Pollution has become an increasingly important negative in the equation over automobile use. While – mile for mile - tailpipe emissions of most traditional air pollutants have been steadily diminished, the release of carbon dioxide as a byproduct of combustion is becoming a greater problem. There is overwhelming evidence that the increased levels of CO2 in the atmosphere, due in large part to our combustion of fossil fuels, are having an effect on global climate patterns.  Anthropogenic climate change is one of the most pressing issues today, as the energy that has fueled society since the industrial revolution is inexorably tied to the release of CO2.

Better understanding the question of how elements of the built environment affect the use of automobiles can shed light on what can be done to make our lifestyles less car dependent.  As transportation uses two thirds of all petroleum and causes a third of the United States carbon dioxide emissions, reducing CO2 emissions from the transportation sector is an important part of getting our total carbon emissions in check. (McCulloch 2009)

Aside from the environmental effects of our car dependent lifestyle, the cheapness that  propelled the move ever outward away from urban cores may no longer be so cheap. The United States spent more than $700 billion on oil in 2008, and especially problematic was that $400 billion of that was oil from other countries. (EIA 2009) In a time when the US is concerned with our trade deficit, hemorrhaging that much money out of the country is especially painful. Building and maintaining the infrastructure that enables life in suburban areas is also getting increasingly expensive as the suburbs reach farther and farther into the countryside. In order to keep up with increasing population and increasing per capita VMT, the United states will have to spend $927 billion dollars just on the construction of new roads to keep up with demand. This does not count road maintenance, land acquisition, or bridge construction. (Burchell and Mukherji 2003) Understanding how the structure of development can reduce car dependence gives us the opportunity design in such as way as to reduce the societal load of new infrastructure construction.

Research question

I would like my research to shed light on the issue of the total and relative importance of density, housing/development structure, transit spending, business proximity and mix, and household economic situations on the number of miles (measured in vehicle miles traveled or VMT) people have to drive to complete daily functions. To that end I am aiming to answer the question:

How do the demographic and economic attributes of a ZIP code affect vehicle miles traveled?

The purpose of my research, then, is to use the answer to that question to add to the existing literature on the issue of car use in America. Specifically, I want to be able 

Methods

My methodology has been shaped by a number of factors. The decision to not focus my research on one area of the United States, but to look at the United States as a whole has had a large effect on the type of data I am using. In order to get data for my Independent variables (IV) that is applicable across the United States, I have been forced to avoid all local sources, and instead rely heavily on the US census, and data provided by marketing and mapping companies. Similarly, shaping my question around the VMT data from Carfax (my dependant variable) has dictated that my unit of analysis is a ZIP code, because that is how their data is organized, and it is difficult to translate to different geographic forms without some loss. Finally, I am attempting to keep all of my data recent. I would like all of my data to be sourced within a year of 2008, so 2000 census data, the richest source of data around, is not workable.
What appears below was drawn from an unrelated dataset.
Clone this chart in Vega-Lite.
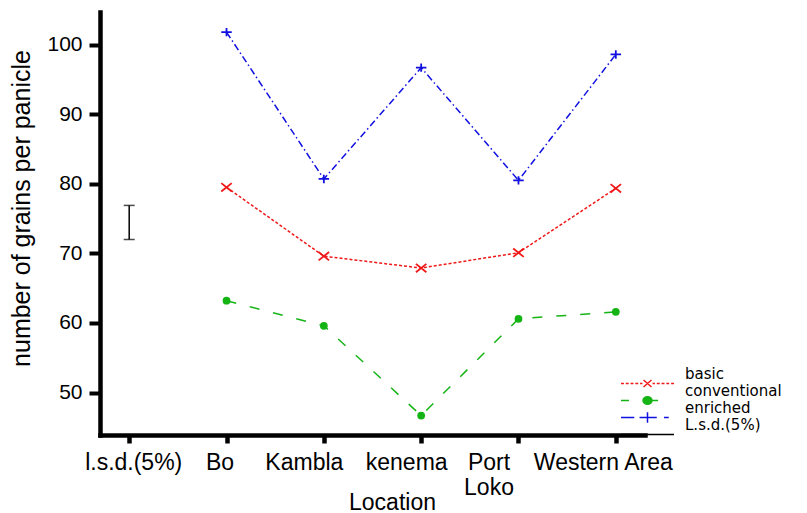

Information available on the ZIP code level and standardized across the entire United States has its limitations. I am interested in looking at how the physical structure of development affects VMT, however zoning information, and the majority of housing stock description data is either not standardized across the country (zoning) or rarely broken down by ZIP code (housing stock structure). There are many great sources of data that I would love to be able to use in my project that are not compatible with these contraints that I have set.  Chief among them is the American Community Survey, the yearly survey that has replaced the long form of the census. Unfortunately, the ACS has only been running for a few years, and does not yet have the data density to be usable on the ZIP code level. I may run further analysis on the county level, where the ACS data is available, if I can figure out a good way to translate the VMT data to the same level of analysis.

I have found a number of strong sources of data, despite the limitations. Several companies take 2000 census data and keep it current using regressions and more recent data. Pinpoint Demographics is one such company. They sell a dataset that is essentially 2000 census data that is updated to the years 2001-2009 through the use of their proprietary regression models. They also have  recent consumer spending data. While this is a great data set, and will likely provide me with the majority of my IV for my ZIP code analysis, there are some drawbacks. Foremost, the company is evasive about exactly where their data comes from, and how they model years past 2000. I believe I will eventually be able to get enough information out of them to make the data usable, however it is not certain. Another source that I plan on using is the ZIP code business patterns data set produced by the census. These are available across the country at the ZIP code level, and tell the number, and size of all business in predefined industry groups. I believe this data will help me get some idea of the zoning of a ZIP code, as I will be able to tell the ratio of residents to jobs, the types of jobs, and the mix of jobs. While this is not a perfect indicator, I believe it will prove useful.

I am relying on some degree of outside assistance with some of the analysis. The VMT data comes from the company CARFAX inc. Once I have determined exactly which areas I need odometer readings from, I will work with an analyst within the company to get that data into a form I can use.

While I am not at a stage of my work where I can confidently state my hypothesizes, there are a few predictions fundamental to this project. Based on previous research, I expect to see that VMT per capita increase when density decreases. I also believe the data will show that more mixed use development will increase as density increases.  Both of these correlations have been shown to hold in a few studies including Ewing, mentioned earlier. They are also some of the core tenants to contemporary city planning models, such as New Urbanism. I will be making a number of other hypotheses, one for each of the IV’s I pan on testing. However, at this time my list of IV is not finalized, and I will need to do additional research in the field in order to create accurate predictions.

Despite my apprehensions about the amount of work that has already been done in this field, and my difficulty in shaping my research question in such a way as to break new grounds, I am excited about the potential of this project. The accuracy and depth of the VMT data I am using is unmatched in any previous study, so I believe that at the conclusion of my work I will have added something new to the VMT literature. As I tried to show in my introduction, I believe that understanding automobile use is an important step to both reducing it and creating alternatives.